Consommation par Michel Pourcelot

Interdit par l’un, autorisé par l’autre... Les insecticides semblent provoquer des réactions désordonnées dans les organismes... OMS, ANSES, Commission européenne, Parlement européen, État français, ONG diverses... Les consommateurs, eux, viennent d’être cueillis à froid par les cerises. Les producteurs parlent d’un kilo qui pourrait bientôt atteindre jusqu’à 50 euros. Le temps des cerises est-il fini ? L’affaire a éclaté quand la France a interdit, le 15 avril, l’utilisation du diméthoate, un insecticide jugé cancérigène visant à détruire la mouche de la cerise, qui rend le fruit véreux en pondant dedans. Elle a ensuite suspendu, par arrêté en date du 21 avril, les importations et les mises sur le marché de cerises traitées avec cet insecticide, même en provenance de l’Union européenne. Arguant d’une distorsion de concurrence, des producteurs avaient évoqué des cerises cultivées en Turquie passant par l’Espagne.

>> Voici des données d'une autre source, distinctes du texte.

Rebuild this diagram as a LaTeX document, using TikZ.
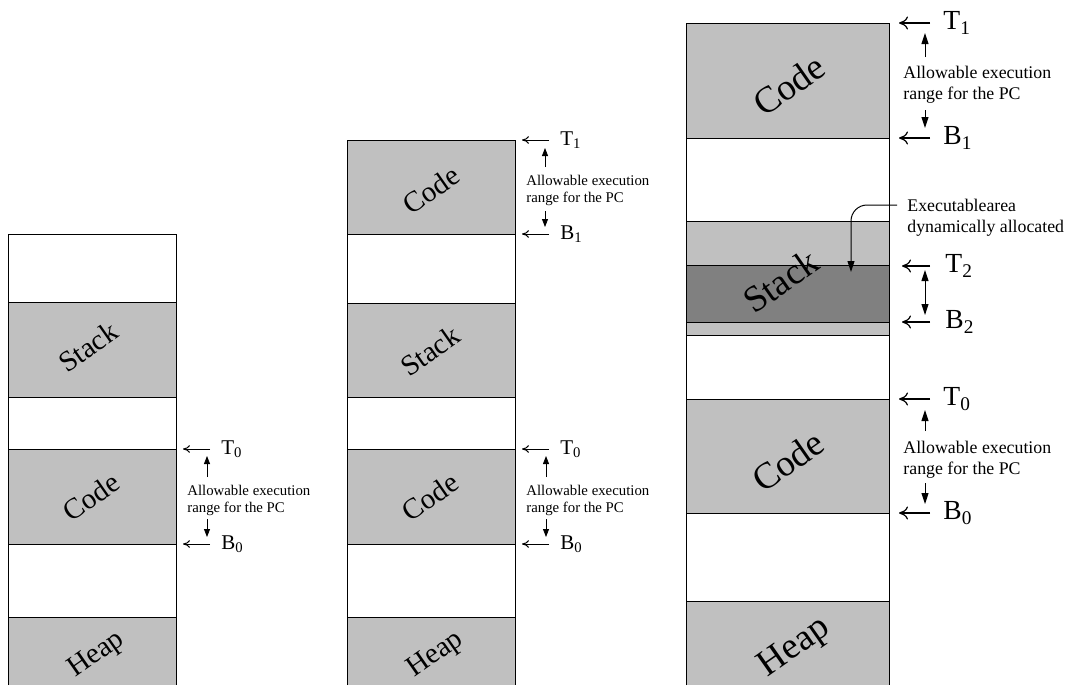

Haro sur les cerises importées

C’est d’ailleurs de ces deux pays que provient la plus grande partie des importations de ce fruit en France, la moitié de la consommation hexagonale venant de l’étranger. Si l’interdiction d’utiliser le diméthoate est désormais effective en Espagne et en Italie, elle ne l’est pas dans l’ensemble de l’UE, comme l’avait demandé la France le 29 mars. Ce qui l’a conduit à déclencher sa clause de sauvegarde pour la première fois depuis 2012. Il n’y a donc pas eu de consensus européen. Comme en bien d’autres matières... Quant à l’autorité européenne de sécurité des aliments, l’EFSA, saisie en urgence, elle a précautionneusement donné son avis le 11 avril, estimant que « les données n’étaient pas suffisantes pour exclure clairement un risque pour la santé des consommateurs ». En parlant de risques, le ministre de l’Agriculture français, « conscient des risques de pertes économiques liés aux attaques de la Drosophile Suzukii en 2016 », s’est engagé à mettre en place des indemnisations aux producteurs. Quant aux consommateurs de cerises, ils paieront sans doute le prix fort. 

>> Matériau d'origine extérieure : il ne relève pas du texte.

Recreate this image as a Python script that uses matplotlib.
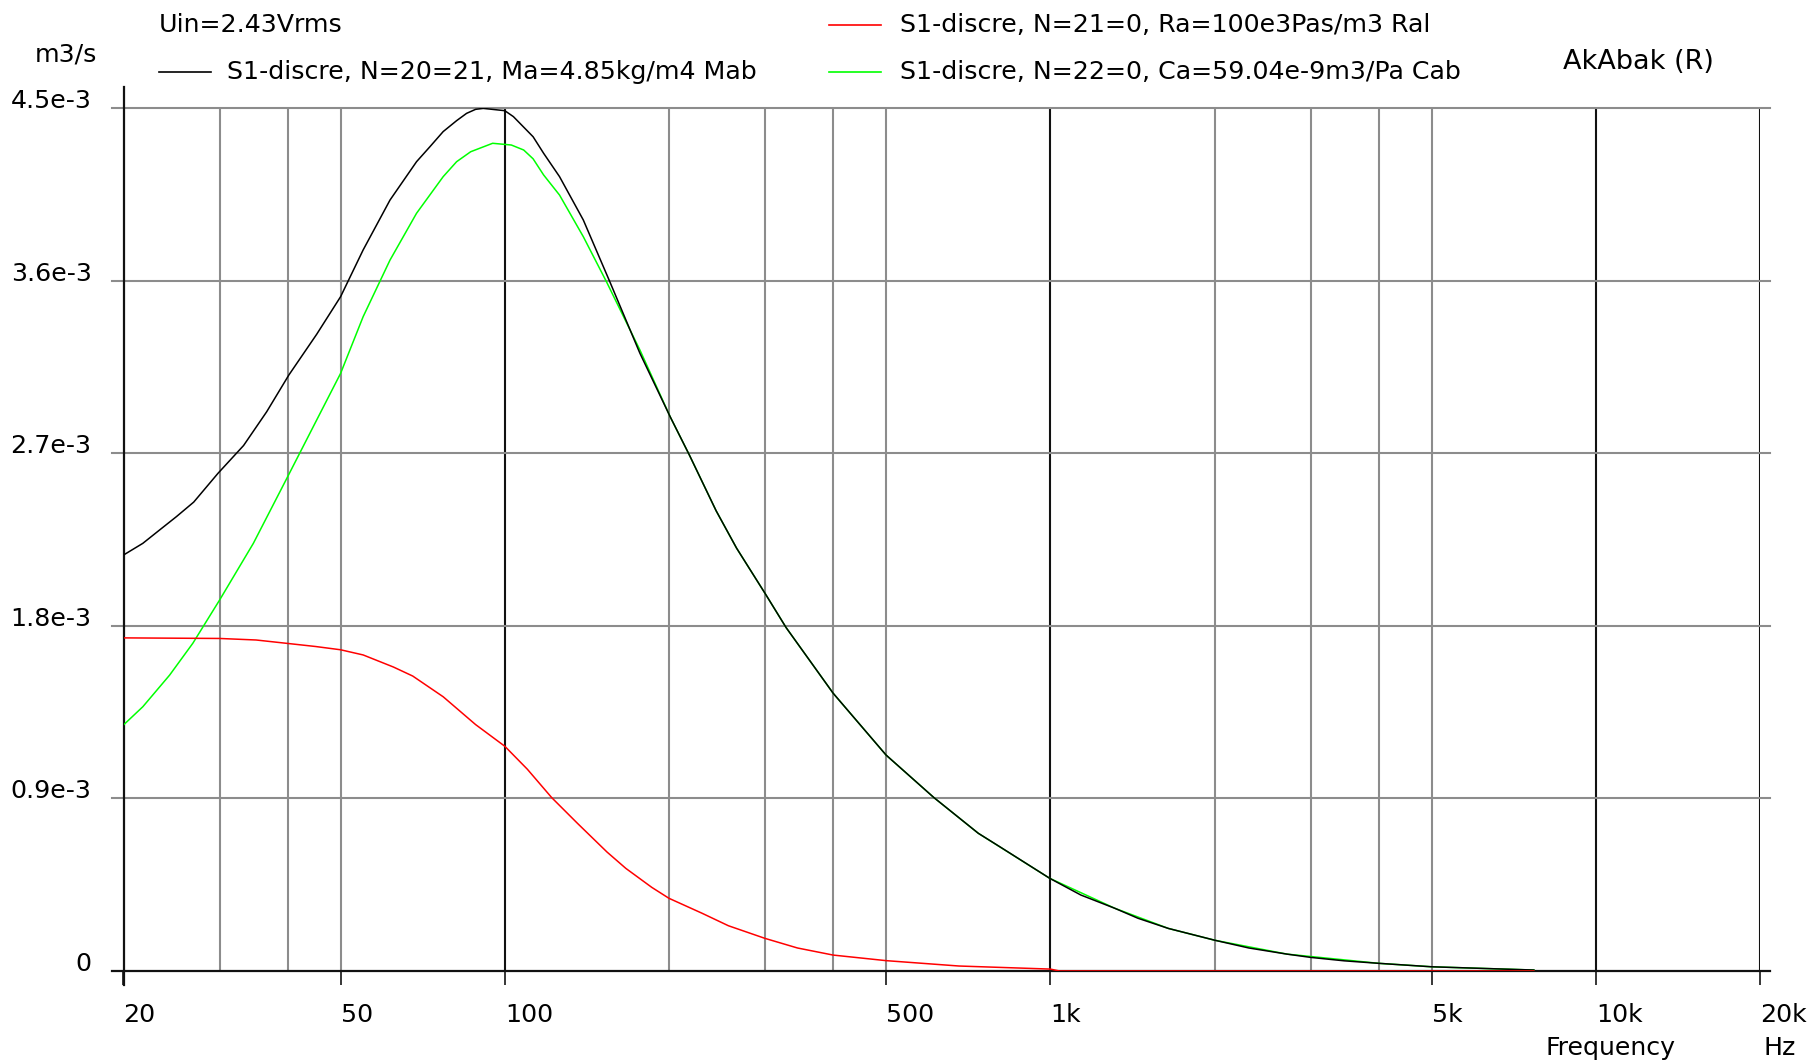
import numpy as np
import matplotlib
matplotlib.use("Agg")
import matplotlib.pyplot as plt
from matplotlib.lines import Line2D

# volume velocity, units of 1e-3 m3/s
black_f = [20, 21.7, 23.3, 25, 26.9, 29.8, 33.2, 36.6, 40.2, 45.2, 50, 55, 61.6, 68.9, 72.9,
           77.1, 81.6, 85.1, 88.4, 91.3, 100, 103.7, 112.7, 117.8, 126, 139.3, 155.8, 176.9,
           201, 218, 244, 266, 300, 328, 400, 500, 612, 738, 808, 998, 1138, 1313, 1448,
           1646, 2005, 2312, 2716, 3000, 3460, 4000, 5000, 7700]
black_q = [2.169, 2.230, 2.300, 2.369, 2.445, 2.595, 2.740, 2.916, 3.108, 3.320, 3.516, 3.760,
           4.020, 4.220, 4.298, 4.377, 4.434, 4.472, 4.493, 4.498, 4.486, 4.455, 4.350, 4.264,
           4.142, 3.916, 3.594, 3.221, 2.890, 2.690, 2.400, 2.205, 1.969, 1.790, 1.448, 1.126,
           0.904, 0.718, 0.648, 0.483, 0.396, 0.327, 0.275, 0.222, 0.160, 0.120, 0.088, 0.071,
           0.053, 0.040, 0.022, 0.005]

green_f = [20, 21.7, 24.3, 26.8, 30, 34.6, 40, 45.2, 50, 55, 61.6, 68.9, 77.1, 81.6, 86.6, 95,
           102.8, 108.3, 112.7, 117.8, 126, 139.3, 153.6, 176.9, 201, 218, 244, 266, 300, 328,
           400, 500, 612, 738, 998, 1313, 1646, 2005, 2716, 4000, 5000, 7700]
green_q = [1.283, 1.378, 1.543, 1.709, 1.934, 2.230, 2.578, 2.873, 3.116, 3.412, 3.707, 3.951,
           4.142, 4.220, 4.272, 4.316, 4.307, 4.281, 4.235, 4.151, 4.046, 3.829, 3.594, 3.238,
           2.890, 2.690, 2.400, 2.205, 1.969, 1.790, 1.448, 1.126, 0.904, 0.718, 0.483, 0.327,
           0.222, 0.160, 0.088, 0.040, 0.022, 0.005]

red_f = [20, 30, 35, 40, 45, 50, 55, 62.5, 67.8, 77.1, 88.4, 100, 110, 121.9, 135.9, 154,
         166.7, 186, 200, 230, 257, 300, 344, 400, 500, 680, 1000, 1040, 7700]
red_q = [1.737, 1.734, 1.726, 1.708, 1.692, 1.675, 1.648, 1.585, 1.538, 1.430, 1.285, 1.172,
         1.052, 0.904, 0.770, 0.620, 0.535, 0.436, 0.379, 0.301, 0.236, 0.170, 0.120, 0.083,
         0.054, 0.026, 0.010, 0.0, 0.0]

y_ticks = [0, 0.9, 1.8, 2.7, 3.6, 4.5]
y_labels = ['0', '0.9e-3', '1.8e-3', '2.7e-3', '3.6e-3', '4.5e-3']
x_ticks = [20, 50, 100, 500, 1000, 5000, 10000, 20000]
x_labels = ['20', '50', '100', '500', '1k', '5k', '10k', '20k']
gray_lines = [30, 40, 50, 200, 300, 400, 500, 2000, 3000, 4000, 5000]
dark_lines = [100, 1000, 10000, 20000]

W, H = 1810, 1064
GRAY = '#8c8c8c'
plt.rcParams['font.family'] = ['DejaVu Sans']
plt.rcParams['font.size'] = 18.2

fig = plt.figure(figsize=(W / 100, H / 100), dpi=100)
ax = fig.add_axes([123.5 / W, 1 - 971 / H, (1760 - 123.5) / W, (971 - 108) / H])
ax.set_xscale('log')
ax.set_xlim(20, 20000)
ax.set_ylim(0, 4.5)
for s in ax.spines.values():
    s.set_visible(False)

# grid
for f in gray_lines:
    ax.axvline(f, color=GRAY, lw=1.5, zorder=1)
for f in dark_lines:
    ax.axvline(f, color='#111111', lw=1.5, zorder=1)
for v in y_ticks[1:]:
    ax.axhline(v, xmin=-0.0073, xmax=1.006, color=GRAY, lw=1.5, clip_on=False, zorder=1)
ax.axhline(0, xmin=-0.0073, xmax=1.006, color='#111111', lw=1.6, clip_on=False, zorder=2)
ax.plot([0, 0], [-14 / 863, 1 + 21 / 863], transform=ax.transAxes, color='#111111',
        lw=1.6, clip_on=False, zorder=2)

# curves
ax.plot(green_f, green_q, color='#00ff00', lw=1.1, zorder=3)
ax.plot(black_f, black_q, color='black', lw=1.1, zorder=4)
ax.plot(red_f, red_q, color='#ff0000', lw=1.1, zorder=5)

# ticks
ax.set_xticks(x_ticks)
ax.set_xticklabels(x_labels)
ax.xaxis.set_minor_locator(matplotlib.ticker.NullLocator())
ax.tick_params(axis='x', direction='out', length=10, width=1.1, pad=13)
for t, f in zip(ax.xaxis.get_major_ticks(), x_ticks):
    t.tick1line.set_color(GRAY if f in gray_lines else '#111111')
for lab in ax.get_xticklabels():
    lab.set_ha('left')

ax.set_yticks(y_ticks)
ax.set_yticklabels(y_labels)
ax.tick_params(axis='y', length=0, pad=23)
for lab in ax.get_yticklabels():
    lab.set_va('baseline')

# header / legend
def ftext(x, y, s, **kw):
    fig.text(x / W, 1 - y / H, s, va='center', **kw)

def fline(x0, x1, y, c):
    fig.add_artist(Line2D([x0 / W, x1 / W], [1 - y / H, 1 - y / H], color=c, lw=1.2))

ftext(159, 25, 'Uin=2.43Vrms')
fline(159, 211, 72, 'black')
ftext(227, 72, 'S1-discre, N=20=21, Ma=4.85kg/m4 Mab')
fline(829, 881, 25, '#ff0000')
ftext(900, 25, 'S1-discre, N=21=0, Ra=100e3Pas/m3 Ral')
fline(829, 881, 72, '#00ff00')
ftext(900, 72, 'S1-discre, N=22=0, Ca=59.04e-9m3/Pa Cab')
ftext(1563, 62, 'AkAbak (R)', fontsize=19.5)
ftext(66, 55, 'm3/s', ha='center')
ftext(1611, 1048, 'Frequency', ha='center')
ftext(1763, 1048, 'Hz')

fig.savefig('out.png', dpi=100)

Zoom : Le diméthoate mis à l’index
Le 1er février dernier, l’Agence nationale de sécurité sanitaire, l’Anses, n’a pas renouvelé l’autorisation de mise sur le marché du Dimate BF 400, seul insecticide encore à base de diméthoate, accusé d’être cancérigène et neurotoxique. Le fabricant n’aurait pas fourni les précisions demandées après une évaluation évoquant des « risques inacceptables » pour les « consommateurs, cultivateurs, oiseaux et mammifères ». Une dérogation pour pouvoir l’utiliser pendant quatre mois supplémentaires a été refusée aux producteurs par le ministère de l’Agriculture.